Насильственная репатриация в СССР на протяжении 1943-47 годов — часть нашей истории, но не ее достояние. В Советском Союзе об этом не знают ничего, либо знают по слухам и урывками. Но эти урывки и слухи уже вошли в общественное сознание, и для того, чтобы их рассеять, чтобы хотя бы в первом приближении показать правду того, что произошло, необходима огромная работа, и работа действительно свободная. Свободная в архивных розысках, свободная в высказываниях мнений, а главное — духовно свободная от предрассудков…  Чем же ценен труд Н. Толстого, если и его еще недостаточно, чтобы заполнить этот пробел нашей истории?
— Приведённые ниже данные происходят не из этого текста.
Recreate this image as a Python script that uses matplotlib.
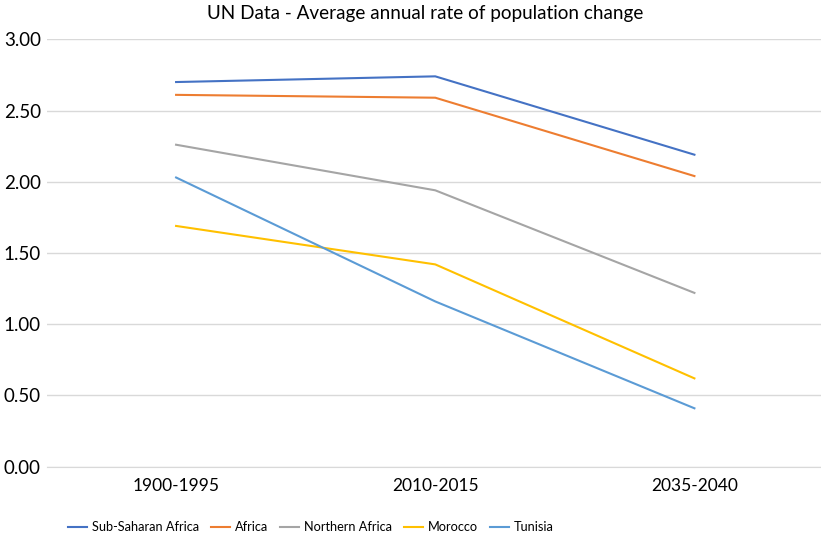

Прежде всего, полнотой описания, сведением воедино разрозненных фактов — где, когда, кого и как выдали. Примерно 34 используемых в книге документов публикуются впервые, и автор не ограничивается такими более или менее известными теперь событиями, как выдача казаков в Лиенце или армии Власова, хотя и здесь приводит много новых данных, но описывает операции по выдаче многих категорий перемещенных лиц хронологически и по странам. После такой книги невозможно больше отмахиваться от частных свидетельств, как «не имеющих объективного значения»Из этой книги, может быть, мы впервые по-настоящему узнали о масштабах народного сопротивления советскому режиму в годы Великой Отечественной войны, о причинах, заставивших более миллиона граждан СССР выбрать себе во временные союзники для свержения ненавистной коммунистической тирании гитлеровскую Германию. И только после появления в СССР первых копий книги на русском языке многие из потомков казаков впервые осознали, что не умерло казачество в 20–30-е годы, не все было истреблено или рассеяно по белу свету.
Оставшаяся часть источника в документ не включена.